The programme describes Sacral as a ‘transept’ (the side arm of a cathedral), but it too relates to a curved space, topped by a dome. Durham Cathedral’s curved apse originally projected from the east end. Visitors can see its outline marked in the floor around St. Cuthbert’s tombstone.

The wholeness of Durham Cathedral as seen from St. Mary’s terrace is a powerful presence. Sacral is about absence. Its wire mesh illuminated to present a ghostly architecture. This fragmentary sculpture makes a compelling contrast with the wholeness of the actual cathedral.

Sacral’s architectural form relates well to St Mary’s College, built 1952. But Sacral is playing with the rules of classical architecture more faithfully followed in the college buildings.

Sacral is a different version of cathedral architecture to Durham – more like St. Paul’s Cathedral (1675-1710), London, designed by Sir Christopher Wren. Durham’s Norman stonework is an earlier version of architecture based on Rome, known as Romanesque. Durham Cathedral’s round window and door arches supported by columns, as well as the arcading of blank arches along the inside and outside of its walls, are all Romanesque. But the towers and east end of the church are Gothic, with pointed arches and elaborate window tracery.

Sacral’s creator, Edward Tresoldi, has designed wire cathedrals for many installations, including Milan Fashion Week in 2019. Each illuminates the architecture of the orders, employed in Italian architecture since the Renaissance. The orders of columns were codified in books – initially by the Roman architect Vitruvius, followed by Renaissance writers such as Serlio. These books established a code for classical architecture based upon the column and associated elements. Sacral’s window openings, arched doorways, and domed roof all follow the rules of proportion laid out in treatises on the orders.

Sacral, Edoardo Tresoldi, St Mary's College, Lumiere 2023.
Sacral, Edoardo Tresoldi, St Mary’s College, Lumiere 2023.

According to Vitruvius, architectural proportion relates to the human body.
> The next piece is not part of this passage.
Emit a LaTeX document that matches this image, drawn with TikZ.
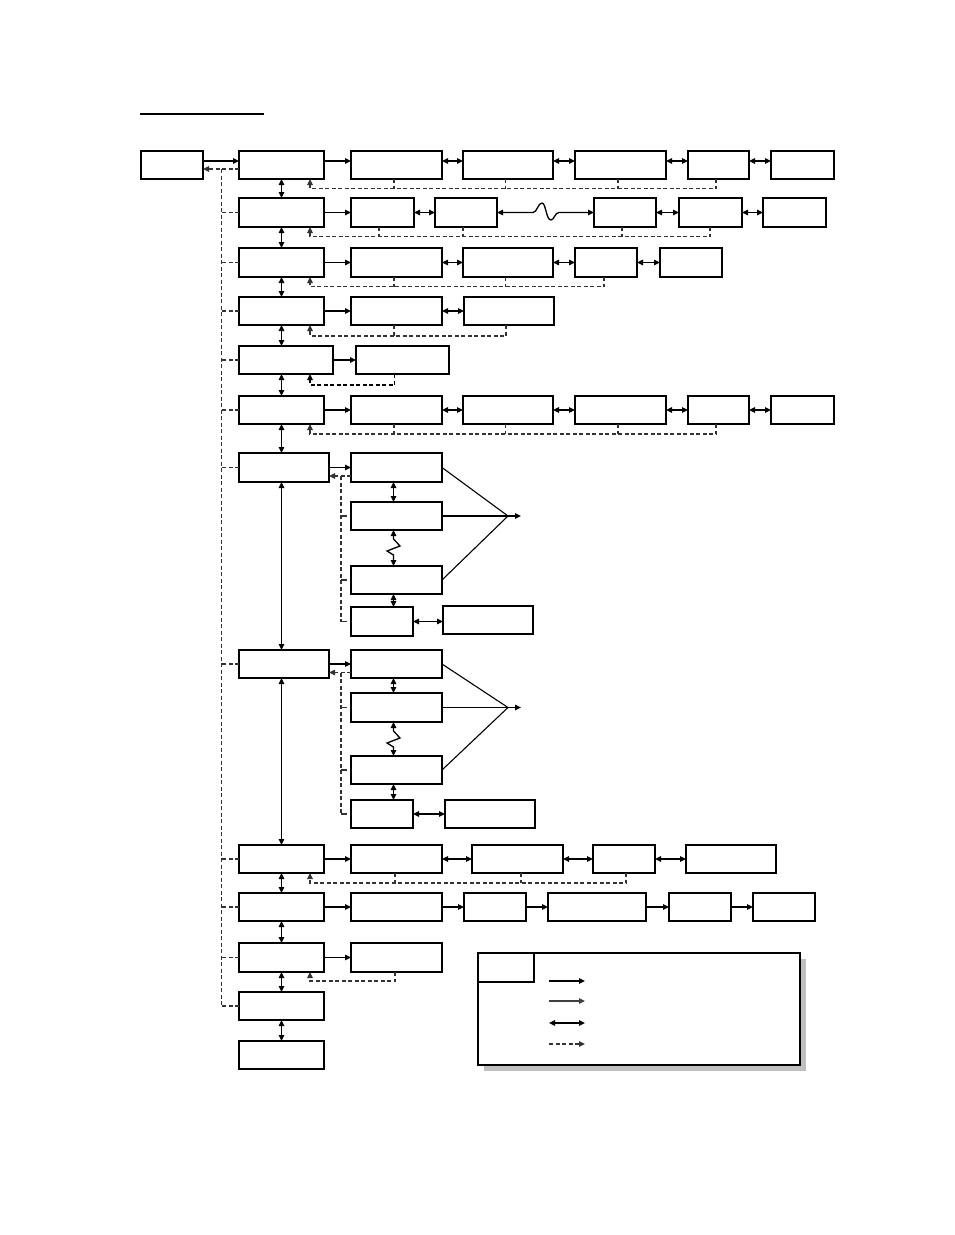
\documentclass[tikz,border=0pt]{standalone}
\usetikzlibrary{arrows.meta,calc,shadows}
\newcommand{\bxx}[6][]{\node[box,anchor=north west,minimum width=#5pt-#3pt,minimum height=#6pt-#4pt,#1] (#2) at (#3,#4) {};}
\newcommand{\sideS}[1]{\draw[thk] (#1.south west) -- (#1.south east);}
\newcommand{\sideN}[1]{\draw[thk] (#1.north west) -- (#1.north east);}
\newcommand{\sideW}[1]{\draw[thk] (#1.north west) -- (#1.south west);}
\newcommand{\sideE}[1]{\draw[thk] (#1.north east) -- (#1.south east);}
\begin{document}
\begin{tikzpicture}[x=1pt,y=-1pt,
  box/.style={draw,line width=1.2pt,inner sep=0pt,outer sep=0pt,fill=white},
  thk/.style={line width=2.3pt},
  arr/.style={line width=1.3pt,-{Triangle[length=6pt,width=5.5pt]}},
  dbl/.style={line width=1.3pt,{Triangle[length=6pt,width=5.5pt]}-{Triangle[length=6pt,width=5.5pt]}},
  dsh/.style={line width=1.2pt,black!80,dash pattern=on 4pt off 2.5pt},
  ret/.style={dsh,-{Triangle[length=6pt,width=5.5pt]}},
  tickln/.style={line width=1.2pt,black!80,dash pattern=on 6pt off 4pt},
  fan/.style={line width=1.1pt},
]
\fill[white] (0,0) rectangle (954,1235);
\useasboundingbox (0,0) rectangle (954,1235);

% title underline
\draw[line width=1.8pt] (140,114) -- (264,114);

% ---------- boxes ----------
\bxx{a0}{141}{151}{203}{179}
\bxx{m1}{239}{151}{324}{179}
\bxx{m2}{239}{198}{324}{227}
\bxx{m3}{239}{248}{324}{277}
\bxx{m4}{239}{297}{324}{325}
\bxx{m5}{239}{346}{333}{374}
\bxx{m6}{239}{396}{324}{424}
\bxx{m7}{239}{453}{329}{482}
\bxx{m8}{239}{650}{329}{678}
\bxx{m9}{239}{845}{324}{873}
\bxx{m10}{239}{893}{324}{921}
\bxx{m11}{239}{943}{324}{972}
\bxx{m12}{239}{992}{324}{1020}
\bxx{m13}{239}{1041}{324}{1069}

% row 1
\bxx{r1b1}{351}{151}{442}{179}
\bxx{r1b2}{463}{151}{553}{179}
\bxx{r1b3}{575}{151}{666}{179}
\bxx{r1b4}{688}{151}{749}{179}
\bxx{r1b5}{771}{151}{834}{179}
% row 2
\bxx{r2b1}{351}{198}{414}{227}
\bxx{r2b2}{435}{198}{497}{227}
\bxx{r2b3}{594}{198}{656}{227}
\bxx{r2b4}{679}{198}{742}{227}
\bxx{r2b5}{763}{198}{826}{227}
% row 3
\bxx{r3b1}{351}{248}{442}{277}
\bxx{r3b2}{463}{248}{553}{277}
\bxx{r3b3}{575}{248}{637}{277}
\bxx{r3b4}{660}{248}{722}{277}
% row 4
\bxx{r4b1}{351}{297}{442}{325}
\bxx{r4b2}{464}{297}{554}{325}
% row 5
\bxx{r5b1}{356}{346}{449}{374}
% row 6
\bxx{r6b1}{351}{396}{442}{424}
\bxx{r6b2}{463}{396}{553}{424}
\bxx{r6b3}{575}{396}{666}{424}
\bxx{r6b4}{688}{396}{749}{424}
\bxx{r6b5}{771}{396}{834}{424}
% row 7
\bxx{s71}{351}{453}{442}{482}
\bxx{s72}{351}{502}{442}{530}
\bxx{s73}{351}{566}{442}{594}
\bxx{s74}{351}{607}{413}{636}
\bxx{s75}{443}{606}{533}{634}
% row 8
\bxx{s81}{351}{650}{442}{678}
\bxx{s82}{351}{693}{442}{722}
\bxx{s83}{351}{756}{442}{784}
\bxx{s84}{351}{800}{413}{828}
\bxx{s85}{445}{800}{535}{828}
% row 9
\bxx{r9b1}{351}{845}{442}{873}
\bxx{r9b2}{472}{845}{563}{873}
\bxx{r9b3}{593}{845}{655}{873}
\bxx{r9b4}{686}{845}{776}{873}
% row 10
\bxx{r10b1}{351}{893}{442}{921}
\bxx{r10b2}{464}{893}{526}{921}
\bxx{r10b3}{548}{893}{646}{921}
\bxx{r10b4}{669}{893}{731}{921}
\bxx{r10b5}{753}{893}{815}{921}
% row 11
\bxx{r11b1}{351}{943}{442}{972}

% thicker sides
\sideW{a0} \sideS{m3} \sideS{r2b4} \sideN{r2b5} \sideS{r2b5}
\sideS{r3b2} \sideW{r3b4} \sideS{r3b4} \sideW{r5b1} \sideE{r6b5}
\sideE{m7} \sideN{s72} \sideS{s72} \sideN{s73} \sideS{s73} \sideS{s74}
\sideE{m8} \sideS{s82} \sideW{s85} \sideE{r9b4} \sideE{r10b3} \sideS{m12}

% helper coordinates
\coordinate (rx) at (310,0);
\coordinate (sp) at (221.5,169);

% ---------- top entry ----------
\draw[arr] ([yshift=4pt]a0.east) -- ([yshift=4pt]m1.west);
\draw[ret] ([yshift=-4pt]m1.west) -- ([yshift=-4pt]a0.east);

% ---------- left spine ----------
\draw[dsh] (sp) -- (sp |- m12.west);
\foreach \m in {m2,m3,m4,m5,m6,m7,m8,m9,m10,m11,m12}
  \draw[dsh] (\m.west) -- (\m.west -| sp);

% ---------- main column ----------
\draw[dbl] (m1.south) -- (m2.north);
\draw[dbl] (m2.south) -- (m3.north);
\draw[dbl] (m3.south) -- (m4.north);
\draw[dbl] (m4.south) -- (m4.south |- m5.north);
\draw[dbl] (m5.south -| m6.north) -- (m6.north);
\draw[dbl] (m6.south) -- (m6.south |- m7.north);
\draw[dbl] (m7.south -| m6.south) -- (m6.south |- m8.north);
\draw[dbl] (m8.south -| m9.north) -- (m9.north);
\draw[dbl] (m9.south) -- (m10.north);
\draw[dbl] (m10.south) -- (m11.north);
\draw[dbl] (m11.south) -- (m12.north);
\draw[dbl] (m12.south) -- (m13.north);

% ---------- row 1 ----------
\draw[arr] ([yshift=4pt]m1.east) -- ([yshift=4pt]r1b1.west);
\draw[dbl] ([yshift=4pt]r1b1.east) -- ([yshift=4pt]r1b2.west);
\draw[dbl] ([yshift=4pt]r1b2.east) -- ([yshift=4pt]r1b3.west);
\draw[dbl] ([yshift=4pt]r1b3.east) -- ([yshift=4pt]r1b4.west);
\draw[dbl] ([yshift=4pt]r1b4.east) -- ([yshift=4pt]r1b5.west);
\draw[ret] ([xshift=-2.5pt]r1b4.south) -- ++(0,9.5) -| (m1.south -| rx);
\foreach \b in {r1b1,r1b2,r1b3} \draw[dsh] ([xshift=-2.5pt]\b.south) -- ++(0,9.5);

% ---------- row 2 ----------
\draw[arr] (m2.east) -- (r2b1.west);
\draw[dbl] (r2b1.east) -- (r2b2.west);
\draw[dbl] (r2b2.east) -- (533,212.5) .. controls (537,212.5) and (538,203) .. (542,203)
  .. controls (546,203) and (546,220) .. (551,220)
  .. controls (554,220) and (555,212.5) .. (559,212.5) -- (r2b3.west);
\draw[dbl] (r2b3.east) -- (r2b4.west);
\draw[dbl] (r2b4.east) -- (r2b5.west);
\draw[ret] ([xshift=-0.5pt]r2b4.south) -- ++(0,9.5) -| (m2.south -| rx);
\draw[dsh] ([xshift=-3.5pt]r2b1.south) -- ++(0,9.5);
\draw[dsh] ([xshift=-3pt]r2b2.south) -- ++(0,9.5);
\draw[dsh] ([xshift=-3pt]r2b3.south) -- ++(0,9.5);

% ---------- row 3 ----------
\draw[arr] (m3.east) -- (r3b1.west);
\draw[dbl] (r3b1.east) -- (r3b2.west);
\draw[dbl] (r3b2.east) -- (r3b3.west);
\draw[dbl] (r3b3.east) -- (r3b4.west);
\draw[ret] ([xshift=-2pt]r3b3.south) -- ++(0,9.5) -| (m3.south -| rx);
\draw[dsh] ([xshift=-2.5pt]r3b1.south) -- ++(0,9.5);
\draw[dsh] ([xshift=-2.5pt]r3b2.south) -- ++(0,9.5);

% ---------- row 4 ----------
\draw[arr] (m4.east) -- (r4b1.west);
\draw[dbl] (r4b1.east) -- (r4b2.west);
\draw[ret] ([xshift=-3pt]r4b2.south) -- ++(0,11) -| (m4.south -| rx);
\draw[dsh] ([xshift=-2.5pt]r4b1.south) -- ++(0,11);

% ---------- row 5 ----------
\draw[arr] (m5.east) -- (r5b1.west);
\draw[ret,black,line width=1.5pt] ([xshift=-8pt]r5b1.south) -- ++(0,11) -| (m5.south -| rx);

% ---------- row 6 ----------
\draw[arr] (m6.east) -- (r6b1.west);
\draw[dbl] (r6b1.east) -- (r6b2.west);
\draw[dbl] (r6b2.east) -- (r6b3.west);
\draw[dbl] (r6b3.east) -- (r6b4.west);
\draw[dbl] (r6b4.east) -- (r6b5.west);
\draw[ret] ([xshift=-2.5pt]r6b4.south) -- ++(0,10) -| (m6.south -| rx);
\foreach \b in {r6b1,r6b2,r6b3} \draw[dsh] ([xshift=-2.5pt]\b.south) -- ++(0,10);

% ---------- row 7 ----------
\draw[arr] (m7.east) -- (s71.west);
\draw[ret] ([yshift=-8.5pt]s71.west) -- ([yshift=-8.5pt]s71.west -| m7.east);
\coordinate (v7) at ($([yshift=-8.5pt]s71.west)+(-10,0)$);
\draw[dsh] (v7) -- (v7 |- s74.west);
\foreach \b in {s72,s73,s74} \draw[tickln] (v7 |- \b.west) -- (\b.west);
\draw[dbl] ([xshift=-3pt]s71.south) -- ([xshift=-3pt]s72.north);
\draw[dbl] ([xshift=-3pt]s72.south) -- ++(0,9) -- ++(6.5,7) -- ++(-13,5) -- ++(6.5,4) -- ([xshift=-3pt]s73.north);
\draw[dbl] ([xshift=-3pt]s73.south) -- ([xshift=-3pt]s73.south |- s74.north);
\draw[dbl] (s74.east) -- (s74.east -| s75.west);
\coordinate (f7) at ($(s72.east)+(66,0)$);
\coordinate (f7e) at ($(f7)+(13,0)$);
\draw[fan] (s71.east) -- (f7);
\draw[fan] (s73.east) -- (f7);
\draw[arr] (s72.east) -- (f7e);

% ---------- row 8 ----------
\draw[arr] (m8.east) -- (s81.west);
\draw[ret] ([yshift=-8.5pt]s81.west) -- ([yshift=-8.5pt]s81.west -| m8.east);
\coordinate (v8) at ($([yshift=-8.5pt]s81.west)+(-10,0)$);
\draw[dsh] (v8) -- (v8 |- s84.west);
\foreach \b in {s82,s83,s84} \draw[tickln] (v8 |- \b.west) -- (\b.west);
\draw[dbl] ([xshift=-3pt]s81.south) -- ([xshift=-3pt]s82.north);
\draw[dbl] ([xshift=-3pt]s82.south) -- ++(0,9) -- ++(6.5,7) -- ++(-13,5) -- ++(6.5,4) -- ([xshift=-3pt]s83.north);
\draw[dbl] ([xshift=-3pt]s83.south) -- ([xshift=-3pt]s83.south |- s84.north);
\draw[dbl] (s84.east) -- (s84.east -| s85.west);
\coordinate (f8) at ($(s82.east)+(66,0)$);
\coordinate (f8e) at ($(f8)+(13,0)$);
\draw[fan] (s81.east) -- (f8);
\draw[fan] (s83.east) -- (f8);
\draw[arr] (s82.east) -- (f8e);

% ---------- row 9 ----------
\draw[arr] (m9.east) -- (r9b1.west);
\draw[dbl] (r9b1.east) -- (r9b2.west);
\draw[dbl] (r9b2.east) -- (r9b3.west);
\draw[dbl] (r9b3.east) -- (r9b4.west);
\draw[ret] ([xshift=2pt]r9b3.south) -- ++(0,10) -| (m9.south -| rx);
\draw[dsh] ([xshift=-1.5pt]r9b1.south) -- ++(0,10);
\draw[dsh] ([xshift=3.5pt]r9b2.south) -- ++(0,10);

% ---------- row 10 ----------
\draw[arr] (m10.east) -- (r10b1.west);
\draw[arr] (r10b1.east) -- (r10b2.west);
\draw[arr] (r10b2.east) -- (r10b3.west);
\draw[arr] (r10b3.east) -- (r10b4.west);
\draw[arr] (r10b4.east) -- (r10b5.west);

% ---------- row 11 ----------
\draw[arr] (m11.east) -- (r11b1.west);
\draw[ret] ([xshift=-1.5pt]r11b1.south) -- ++(0,9) -| (m11.south -| rx);

% ---------- legend ----------
\bxx[line width=2.3pt,drop shadow={fill=black!25,opacity=1,shadow xshift=6pt,shadow yshift=-6pt}]{lg}{478}{953}{800}{1065}
\bxx{lgs}{478}{953}{534}{982}
\coordinate (la1) at ($(lg.north west)+(71,28)$);
\coordinate (lb1) at ($(lg.north west)+(107,28)$);
\coordinate (la2) at ($(lg.north west)+(71,48)$);
\coordinate (lb2) at ($(lg.north west)+(107,48)$);
\coordinate (la3) at ($(lg.north west)+(71,70)$);
\coordinate (lb3) at ($(lg.north west)+(107,70)$);
\coordinate (la4) at ($(lg.north west)+(71,91)$);
\coordinate (lb4) at ($(lg.north west)+(107,91)$);
\draw[arr] (la1) -- (lb1);
\draw[arr,line width=1.7pt,black!75] (la2) -- (lb2);
\draw[dbl] (la3) -- (lb3);
\draw[ret] (la4) -- (lb4);
\end{tikzpicture}
\end{document}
And one of the thrills of Sacral is being able to walk through the sculpture.

Durham Cathedral belongs to a different architectural world – created in the Middle Ages by Norman masons who were not working from printed books. Yet Durham Cathedral is also based on Rome. Someone carried the exact measurements from St. Peter’s in Rome to create a church at Durham of the very same length.

Tresoldi describes his work as playing with ideas of “absent matter”. Sacral relates to design drawings and may suggest the incomplete character of a ruin. Sacral only relays indirectly the actual matter of a building standing between design and dissolution. It evokes the building process in time and space. Durham Cathedral’s construction process has recently been interpreted afresh by Brian Roberts, in Building Durham Cathedral (2022). It currently seems unimaginable that Durham Cathedral could ever become a ruin.
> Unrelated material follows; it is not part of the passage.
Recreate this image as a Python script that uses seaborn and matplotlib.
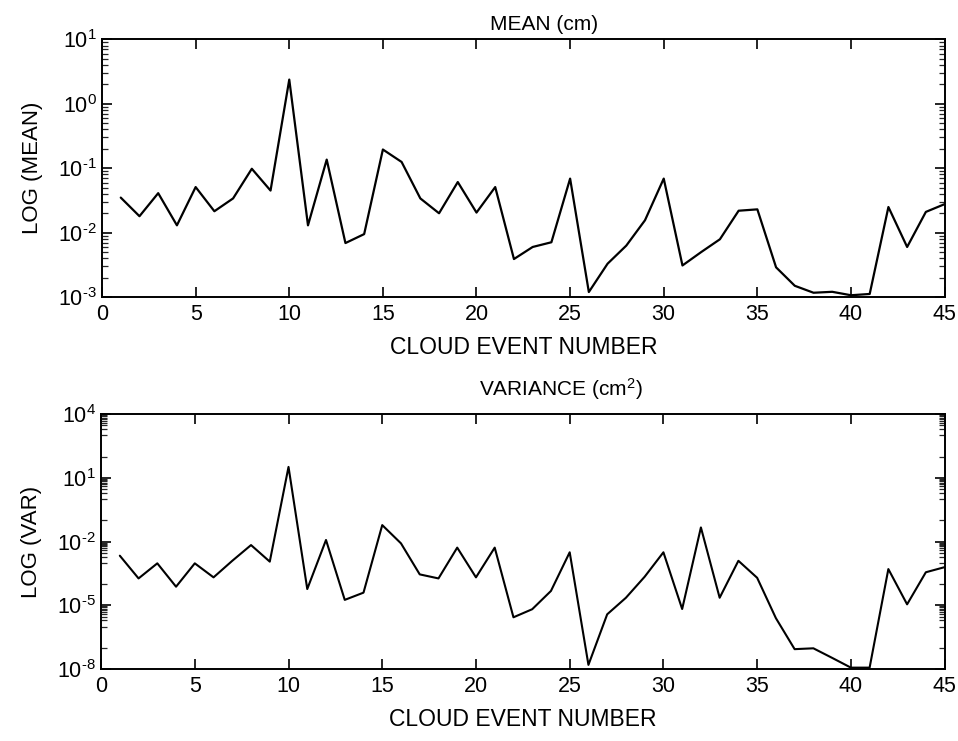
import numpy as np
import pandas as pd
import seaborn as sns
import matplotlib.pyplot as plt
from matplotlib.ticker import LogLocator, NullFormatter, FixedLocator, FuncFormatter

# cloud event numbers
events = list(range(1, 46))

# mean per event (cm)
mean_cm = [0.035, 0.018, 0.041, 0.013, 0.051, 0.0215, 0.034, 0.098, 0.045, 2.37,
           0.013, 0.136, 0.0069, 0.0095, 0.195, 0.125, 0.034, 0.020, 0.061, 0.0205,
           0.051, 0.0039, 0.006, 0.0071, 0.069, 0.0012, 0.0033, 0.0063, 0.0156, 0.069,
           0.0031, 0.005, 0.0079, 0.0219, 0.023, 0.0029, 0.0015, 0.00117, 0.00121, 0.00107,
           0.00112, 0.025, 0.006, 0.021, 0.0277]

# variance per event, as log10 exponents
var_log10 = [-2.66, -3.73, -3.02, -4.12, -3.02, -3.68, -2.9, -2.16, -2.94, 1.52,
             -4.23, -1.92, -4.74, -4.4, -1.22, -2.08, -3.54, -3.73, -2.28, -3.68,
             -2.28, -5.56, -5.18, -4.32, -2.5, -7.8, -5.42, -4.64, -3.65, -2.5,
             -5.17, -1.33, -4.64, -2.9, -3.7, -5.6, -7.06, -7.02, -7.47, -7.93,
             -7.93, -3.29, -4.95, -3.44, -3.2]

xticks = [0, 5, 10, 15, 20, 25, 30, 35, 40, 45]
mean_exps = [-3, -2, -1, 0, 1]
var_exps = [-8, -5, -2, 1, 4]

df = pd.DataFrame({"event": events, "mean": mean_cm,
                   "var": [10.0 ** v for v in var_log10]})

sns.set_style("ticks")
plt.rcParams["font.family"] = ["Liberation Sans", "DejaVu Sans"]
plt.rcParams["mathtext.fontset"] = "custom"
plt.rcParams["mathtext.rm"] = "Liberation Sans"
plt.rcParams["mathtext.it"] = "Liberation Sans"
plt.rcParams["text.color"] = "black"
plt.rcParams["axes.labelcolor"] = "black"


def pow10(v, pos):
    # scan uses a short hyphen in the exponent
    e = int(round(np.log10(v)))
    s = str(e).replace("-", r"\text{-}")
    return r"$\mathregular{10^{%s}}$" % s


fig = plt.figure(figsize=(9.58, 7.41), dpi=100)
ax1 = fig.add_axes([0.1065, 0.599, 0.8795, 0.348])
ax2 = fig.add_axes([0.1055, 0.097, 0.8805, 0.344])


def style_axis(ax, exps, ylabel):
    ax.set_yscale("log")
    ax.set_xlim(0, 45)
    ax.set_ylim(10.0 ** exps[0], 10.0 ** exps[-1])
    ax.set_xticks(xticks)
    ax.yaxis.set_major_locator(FixedLocator([10.0 ** e for e in exps]))
    ax.yaxis.set_major_formatter(FuncFormatter(pow10))
    ax.yaxis.set_minor_formatter(NullFormatter())
    ax.tick_params(axis="both", which="major", direction="in", length=7, width=1.2,
                   top=True, right=True, labelsize=15.5, colors="black")
    ax.tick_params(axis="y", which="minor", direction="in", length=4, width=0.9,
                   left=True, right=True)
    ax.tick_params(axis="x", pad=5)
    for s in ax.spines.values():
        s.set_linewidth(1.4)
        s.set_color("black")
    ax.set_xlabel("CLOUD EVENT NUMBER", fontsize=16.5, labelpad=8)
    ax.set_ylabel(ylabel, fontsize=16, labelpad=11)


sns.lineplot(data=df, x="event", y="mean", ax=ax1, color="black", linewidth=1.6)
style_axis(ax1, mean_exps, "LOG (MEAN)")
ax1.yaxis.set_minor_locator(LogLocator(base=10, subs=np.arange(2, 10), numticks=50))
ax1.set_title("MEAN (cm)", fontsize=15, x=0.525, pad=7)

sns.lineplot(data=df, x="event", y="var", ax=ax2, color="black", linewidth=1.5)
style_axis(ax2, var_exps, "LOG (VAR)")
# single ticks at every decade, a dense cluster just under each labelled one
minor = [10.0 ** e for e in range(var_exps[0], var_exps[-1] + 1) if e not in var_exps]
for e in var_exps[1:]:
    minor += [m * 10.0 ** (e - 1) for m in range(2, 10)]
ax2.yaxis.set_minor_locator(FixedLocator(minor))
ax2.set_title("VARIANCE (cm$^2$)", fontsize=15, x=0.545, pad=13)

fig.savefig("out.png", dpi=100)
Sacral is an incomplete and irregular fragment.

Pieces of the roof are missing. Arches and keystones are incomplete. Pairs of columns on the window surrounds are not consistent.
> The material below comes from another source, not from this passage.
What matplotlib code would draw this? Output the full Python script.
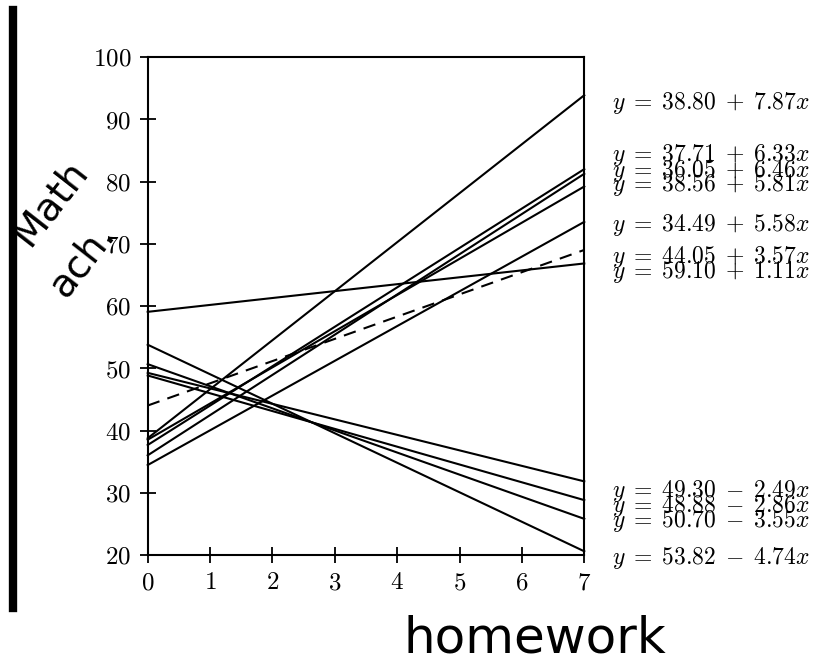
#!/usr/bin/env python
"""
Fitted regression lines of math achievement on homework, one per school.
"""

import matplotlib
matplotlib.use('Agg')
import matplotlib.pyplot as plt
from matplotlib.lines import Line2D
import numpy as np

# intercepts / slopes
intercepts = [38.80, 37.71, 36.05, 38.56, 34.49, 44.05, 59.10, 49.30, 48.88, 50.70, 53.82]
slopes = [7.87, 6.33, 6.46, 5.81, 5.58, 3.57, 1.11, -2.49, -2.86, -3.55, -4.74]
styles = ['-', '-', '-', '-', '-', '--', '-', '-', '-', '-', '-']
# vertical position (data units) of each equation label
label_y = [92.6, 84.3, 81.8, 79.4, 73.0, 67.9, 65.5, 30.4, 27.9, 25.5, 19.5]

x_ticks = [0, 1, 2, 3, 4, 5, 6, 7]
y_ticks = [20, 30, 40, 50, 60, 70, 80, 90, 100]

plt.rcParams['font.family'] = 'serif'
plt.rcParams['font.serif'] = ['cmr10', 'DejaVu Serif']
plt.rcParams['mathtext.fontset'] = 'cm'
plt.rcParams['axes.formatter.use_mathtext'] = True

fig = plt.figure(figsize=(8.16, 6.65), dpi=100)
ax = fig.add_axes([0.181, 0.165, 0.535, 0.749])

xs = np.array([0, 7])
for a, b, ls, ly in zip(intercepts, slopes, styles, label_y):
    ax.plot(xs, a + b * xs, color='black', linestyle=ls, linewidth=1.5,
            dashes=(6, 4) if ls == '--' else (None, None), clip_on=False)
    sign = '+' if b >= 0 else '-'
    ax.text(7.45, ly, rf'$y\;=\;{a:.2f}\;{sign}\;{abs(b):.2f}x$', fontsize=17,
            va='center', ha='left')

ax.set_xlim(0, 7)
ax.set_ylim(20, 100)
ax.set_xticks(x_ticks)
ax.set_yticks(y_ticks)
ax.tick_params(direction='inout', length=12, width=1.3, labelsize=18, pad=6)
for sp in ax.spines.values():
    sp.set_linewidth(1.5)

# handwritten axis labels
fig.text(0.061, 0.695, 'Math', fontsize=28, rotation=52, family='DejaVu Sans',
         ha='center', va='center')
fig.text(0.1, 0.61, 'ach.', fontsize=28, rotation=52, family='DejaVu Sans',
         ha='center', va='center')
fig.text(0.656, 0.04, 'homework', fontsize=36, family='DejaVu Sans',
         ha='center', va='center')

# dark scan edge on the left
fig.add_artist(Line2D([0.016, 0.016], [0.085, 0.985], color='black', linewidth=6,
                      transform=fig.transFigure))

fig.savefig('out.png', dpi=100)
plt.close(fig)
Even seemingly complete sections are irregular in their parts. Two windows are framed by pairs of columns. Another has only a single column to one side. Other openings have no columns at all. The sculpture is more like a drawing showing variant designs than a completed piece of architecture. Sacral does not repeat the same architecture in each and every section. Symmetry is both present and absent. The more you look, the more apparent the lack of regularity becomes.

Sacral is sculpture – placed to evoke the relationship of art and world.

Aesthetic ideas are in play. Especially the concept of chiaruscoro, involving contrasts in light and dark through the play of light on surfaces. Composed of light against the dark night sky, Sacral involves no surfaces. It is absent matter.

Yet Sacral is convincing as architecture. Mainly because it achieves a real sense of depth. Despite its irregularities, it follows classical proportions. Yet, it is implausible as representing a ruin of an actual building because of its inconsistent elements. No actual cathedral would have this irregular arrangement of features. Despite being absent matter, Sacral meets the purpose of architecture by creating space and spectacle for humans to experience.